*Exercise brief*
Only the span from the line containing "Give me the React, TypeScript" down to the line containing "const ref = useRef<SVGSVGElement>(null);" is to be printed, exactly and inclusively, with pictures omitted.
-- BEGIN Information given --
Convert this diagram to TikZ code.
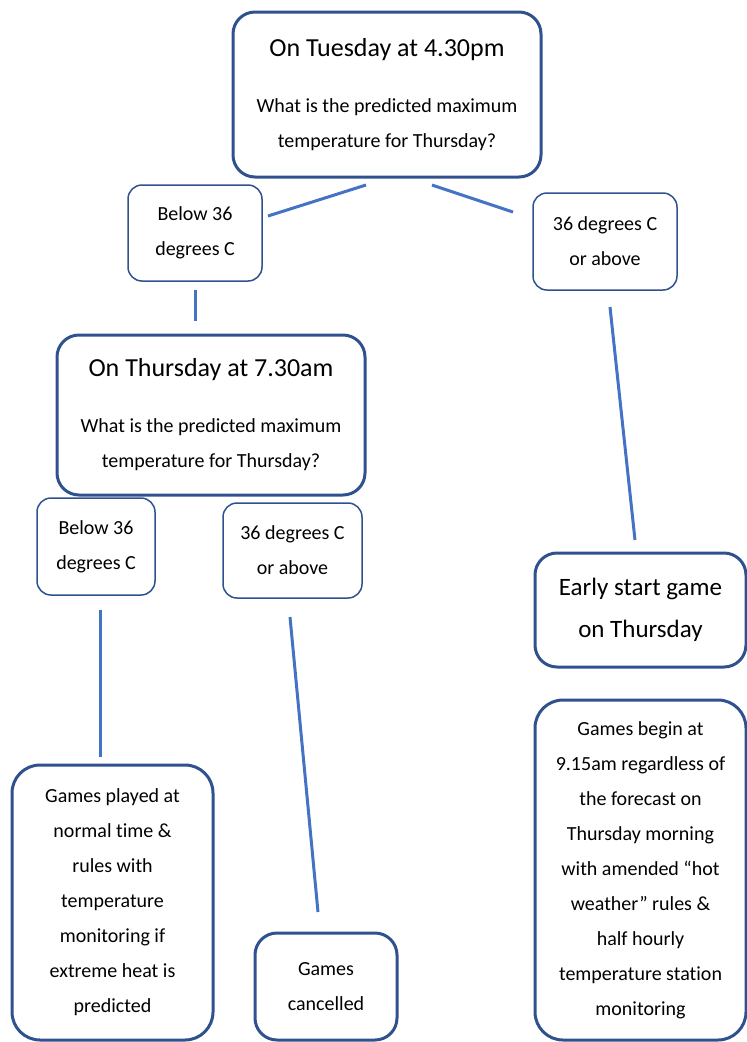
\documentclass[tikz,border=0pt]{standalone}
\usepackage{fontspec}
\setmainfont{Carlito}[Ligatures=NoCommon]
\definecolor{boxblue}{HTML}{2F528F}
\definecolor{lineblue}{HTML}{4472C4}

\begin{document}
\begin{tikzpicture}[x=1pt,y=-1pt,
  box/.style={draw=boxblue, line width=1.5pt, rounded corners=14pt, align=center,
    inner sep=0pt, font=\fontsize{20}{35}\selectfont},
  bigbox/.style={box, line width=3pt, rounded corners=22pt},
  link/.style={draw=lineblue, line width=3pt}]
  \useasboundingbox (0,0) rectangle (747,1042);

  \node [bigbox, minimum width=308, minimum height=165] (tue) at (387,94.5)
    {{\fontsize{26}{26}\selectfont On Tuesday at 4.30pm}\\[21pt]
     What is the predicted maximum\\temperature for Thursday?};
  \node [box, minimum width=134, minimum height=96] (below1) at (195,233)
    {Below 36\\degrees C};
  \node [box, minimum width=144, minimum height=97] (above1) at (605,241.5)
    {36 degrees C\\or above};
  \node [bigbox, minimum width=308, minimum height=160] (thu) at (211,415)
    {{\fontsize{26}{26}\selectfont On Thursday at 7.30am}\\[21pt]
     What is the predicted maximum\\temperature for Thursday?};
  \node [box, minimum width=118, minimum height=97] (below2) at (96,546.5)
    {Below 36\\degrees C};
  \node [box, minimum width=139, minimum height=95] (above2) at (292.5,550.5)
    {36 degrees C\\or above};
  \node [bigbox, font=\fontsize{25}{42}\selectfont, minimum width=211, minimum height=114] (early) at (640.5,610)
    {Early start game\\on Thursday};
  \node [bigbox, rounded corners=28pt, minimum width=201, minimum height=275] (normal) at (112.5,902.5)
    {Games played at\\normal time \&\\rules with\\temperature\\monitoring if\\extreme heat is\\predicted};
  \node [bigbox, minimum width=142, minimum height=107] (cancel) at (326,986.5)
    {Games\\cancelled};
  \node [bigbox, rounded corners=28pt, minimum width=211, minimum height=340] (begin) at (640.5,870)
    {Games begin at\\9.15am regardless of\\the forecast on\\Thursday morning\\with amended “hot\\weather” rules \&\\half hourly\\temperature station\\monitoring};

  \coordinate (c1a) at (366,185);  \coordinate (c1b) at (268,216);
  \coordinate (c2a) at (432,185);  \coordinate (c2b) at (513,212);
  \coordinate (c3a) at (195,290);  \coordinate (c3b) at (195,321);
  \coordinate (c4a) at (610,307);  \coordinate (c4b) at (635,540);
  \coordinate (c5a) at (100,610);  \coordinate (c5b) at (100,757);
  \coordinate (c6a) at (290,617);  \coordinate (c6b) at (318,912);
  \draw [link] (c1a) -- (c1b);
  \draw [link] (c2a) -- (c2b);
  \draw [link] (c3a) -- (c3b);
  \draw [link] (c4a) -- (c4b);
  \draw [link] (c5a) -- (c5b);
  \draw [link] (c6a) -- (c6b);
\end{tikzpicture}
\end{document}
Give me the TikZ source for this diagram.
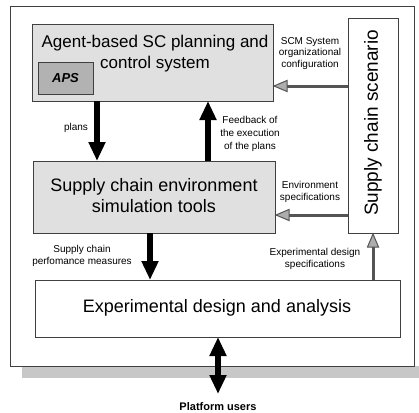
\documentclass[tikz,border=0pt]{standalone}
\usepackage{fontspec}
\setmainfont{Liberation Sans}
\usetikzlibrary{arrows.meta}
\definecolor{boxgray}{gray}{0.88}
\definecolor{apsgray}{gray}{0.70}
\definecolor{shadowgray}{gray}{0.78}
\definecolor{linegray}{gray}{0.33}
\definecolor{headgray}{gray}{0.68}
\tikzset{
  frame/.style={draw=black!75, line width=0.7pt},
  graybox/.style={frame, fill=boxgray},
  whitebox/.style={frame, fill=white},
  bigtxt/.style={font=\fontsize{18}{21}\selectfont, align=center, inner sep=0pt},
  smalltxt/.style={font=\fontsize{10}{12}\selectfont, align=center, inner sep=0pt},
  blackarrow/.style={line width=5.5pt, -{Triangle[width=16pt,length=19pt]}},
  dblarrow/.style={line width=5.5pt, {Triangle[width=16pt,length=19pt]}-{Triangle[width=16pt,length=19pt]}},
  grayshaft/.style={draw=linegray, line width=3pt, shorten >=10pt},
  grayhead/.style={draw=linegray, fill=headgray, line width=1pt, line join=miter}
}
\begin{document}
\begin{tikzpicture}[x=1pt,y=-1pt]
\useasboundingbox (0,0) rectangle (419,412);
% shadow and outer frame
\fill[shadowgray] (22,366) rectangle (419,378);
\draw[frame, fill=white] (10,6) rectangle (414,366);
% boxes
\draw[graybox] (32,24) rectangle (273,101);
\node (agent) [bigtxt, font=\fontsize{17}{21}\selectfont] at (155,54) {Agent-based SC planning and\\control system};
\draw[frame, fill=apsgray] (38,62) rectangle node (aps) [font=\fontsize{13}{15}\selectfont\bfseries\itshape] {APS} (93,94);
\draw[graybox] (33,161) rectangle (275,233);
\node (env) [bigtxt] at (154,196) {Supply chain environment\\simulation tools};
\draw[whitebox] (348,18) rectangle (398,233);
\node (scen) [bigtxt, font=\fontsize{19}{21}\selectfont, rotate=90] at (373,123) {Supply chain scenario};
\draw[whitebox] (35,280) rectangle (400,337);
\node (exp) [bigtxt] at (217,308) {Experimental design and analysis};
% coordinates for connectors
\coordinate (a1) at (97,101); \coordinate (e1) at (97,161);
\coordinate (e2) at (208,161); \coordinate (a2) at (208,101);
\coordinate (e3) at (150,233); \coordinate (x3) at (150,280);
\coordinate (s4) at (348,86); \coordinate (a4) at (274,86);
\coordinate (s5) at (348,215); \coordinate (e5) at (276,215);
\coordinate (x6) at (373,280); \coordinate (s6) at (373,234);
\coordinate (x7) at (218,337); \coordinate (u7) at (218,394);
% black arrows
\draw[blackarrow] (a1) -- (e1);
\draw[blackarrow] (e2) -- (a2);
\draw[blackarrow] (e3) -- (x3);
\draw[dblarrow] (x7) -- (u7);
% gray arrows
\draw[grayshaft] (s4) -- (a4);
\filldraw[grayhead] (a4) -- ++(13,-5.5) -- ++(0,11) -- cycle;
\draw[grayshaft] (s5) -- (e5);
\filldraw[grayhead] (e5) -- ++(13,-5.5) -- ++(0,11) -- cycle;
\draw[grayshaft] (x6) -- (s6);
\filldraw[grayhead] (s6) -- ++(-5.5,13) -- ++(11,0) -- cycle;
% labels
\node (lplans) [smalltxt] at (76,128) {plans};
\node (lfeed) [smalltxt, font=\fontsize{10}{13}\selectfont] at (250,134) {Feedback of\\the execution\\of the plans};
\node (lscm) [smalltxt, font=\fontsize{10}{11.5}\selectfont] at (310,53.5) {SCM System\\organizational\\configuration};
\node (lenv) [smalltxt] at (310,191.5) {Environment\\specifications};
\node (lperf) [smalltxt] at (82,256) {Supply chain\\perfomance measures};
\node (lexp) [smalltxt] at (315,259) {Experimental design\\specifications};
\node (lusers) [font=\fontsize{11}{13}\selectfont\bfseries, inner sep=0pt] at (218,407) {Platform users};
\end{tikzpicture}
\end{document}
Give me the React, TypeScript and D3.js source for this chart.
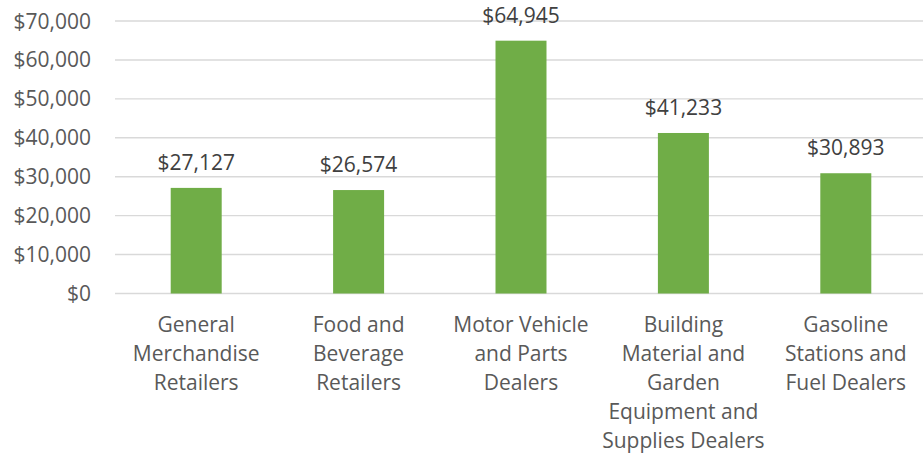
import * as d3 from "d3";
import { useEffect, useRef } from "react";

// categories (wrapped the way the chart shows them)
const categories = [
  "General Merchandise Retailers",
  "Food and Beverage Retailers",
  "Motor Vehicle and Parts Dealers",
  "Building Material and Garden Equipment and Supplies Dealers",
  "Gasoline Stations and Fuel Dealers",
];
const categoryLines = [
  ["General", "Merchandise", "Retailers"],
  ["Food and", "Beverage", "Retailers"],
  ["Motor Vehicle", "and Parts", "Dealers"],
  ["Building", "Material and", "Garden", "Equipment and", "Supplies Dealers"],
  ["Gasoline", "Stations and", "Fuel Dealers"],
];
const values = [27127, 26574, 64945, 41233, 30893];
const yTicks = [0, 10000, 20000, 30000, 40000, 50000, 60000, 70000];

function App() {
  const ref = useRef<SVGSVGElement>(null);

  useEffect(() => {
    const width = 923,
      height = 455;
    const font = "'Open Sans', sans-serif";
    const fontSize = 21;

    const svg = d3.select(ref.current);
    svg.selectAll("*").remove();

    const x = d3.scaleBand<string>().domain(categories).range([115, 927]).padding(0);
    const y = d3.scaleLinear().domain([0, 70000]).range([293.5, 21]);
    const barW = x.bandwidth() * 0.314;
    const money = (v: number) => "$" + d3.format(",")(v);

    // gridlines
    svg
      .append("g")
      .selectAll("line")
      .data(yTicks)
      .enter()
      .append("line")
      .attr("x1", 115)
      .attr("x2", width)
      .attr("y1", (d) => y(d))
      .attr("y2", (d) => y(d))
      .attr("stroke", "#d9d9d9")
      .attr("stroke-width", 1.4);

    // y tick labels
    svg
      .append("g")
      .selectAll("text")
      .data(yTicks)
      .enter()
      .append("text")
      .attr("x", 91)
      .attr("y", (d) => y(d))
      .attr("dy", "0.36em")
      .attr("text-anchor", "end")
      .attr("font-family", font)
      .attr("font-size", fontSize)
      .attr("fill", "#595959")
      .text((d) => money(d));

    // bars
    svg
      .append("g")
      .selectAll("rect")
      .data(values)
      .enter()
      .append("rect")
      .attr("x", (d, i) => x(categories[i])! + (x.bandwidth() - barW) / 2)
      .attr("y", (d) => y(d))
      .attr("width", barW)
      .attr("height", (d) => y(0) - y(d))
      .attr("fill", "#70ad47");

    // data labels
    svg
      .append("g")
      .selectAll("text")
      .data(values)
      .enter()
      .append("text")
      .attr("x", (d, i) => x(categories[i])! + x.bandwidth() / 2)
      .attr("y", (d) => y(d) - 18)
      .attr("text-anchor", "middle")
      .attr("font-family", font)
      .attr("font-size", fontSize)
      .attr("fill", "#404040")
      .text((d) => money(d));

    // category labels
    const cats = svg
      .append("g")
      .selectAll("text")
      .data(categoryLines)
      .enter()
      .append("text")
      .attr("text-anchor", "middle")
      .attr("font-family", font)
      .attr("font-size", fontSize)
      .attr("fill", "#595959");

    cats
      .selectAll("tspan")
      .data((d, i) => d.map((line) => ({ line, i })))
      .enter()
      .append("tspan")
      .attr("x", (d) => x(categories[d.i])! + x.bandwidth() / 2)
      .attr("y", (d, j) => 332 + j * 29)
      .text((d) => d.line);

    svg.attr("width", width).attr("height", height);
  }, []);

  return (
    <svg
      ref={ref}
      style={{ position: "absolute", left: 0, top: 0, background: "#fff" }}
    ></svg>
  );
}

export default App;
-- END Information given --
*Expected output*
Give me the React, TypeScript and D3.js source for this chart.
import * as d3 from "d3";
import { useEffect, useRef } from "react";

// categories (wrapped the way the chart shows them)
const categories = [
  "General Merchandise Retailers",
  "Food and Beverage Retailers",
  "Motor Vehicle and Parts Dealers",
  "Building Material and Garden Equipment and Supplies Dealers",
  "Gasoline Stations and Fuel Dealers",
];
const categoryLines = [
  ["General", "Merchandise", "Retailers"],
  ["Food and", "Beverage", "Retailers"],
  ["Motor Vehicle", "and Parts", "Dealers"],
  ["Building", "Material and", "Garden", "Equipment and", "Supplies Dealers"],
  ["Gasoline", "Stations and", "Fuel Dealers"],
];
const values = [27127, 26574, 64945, 41233, 30893];
const yTicks = [0, 10000, 20000, 30000, 40000, 50000, 60000, 70000];

function App() {
  const ref = useRef<SVGSVGElement>(null);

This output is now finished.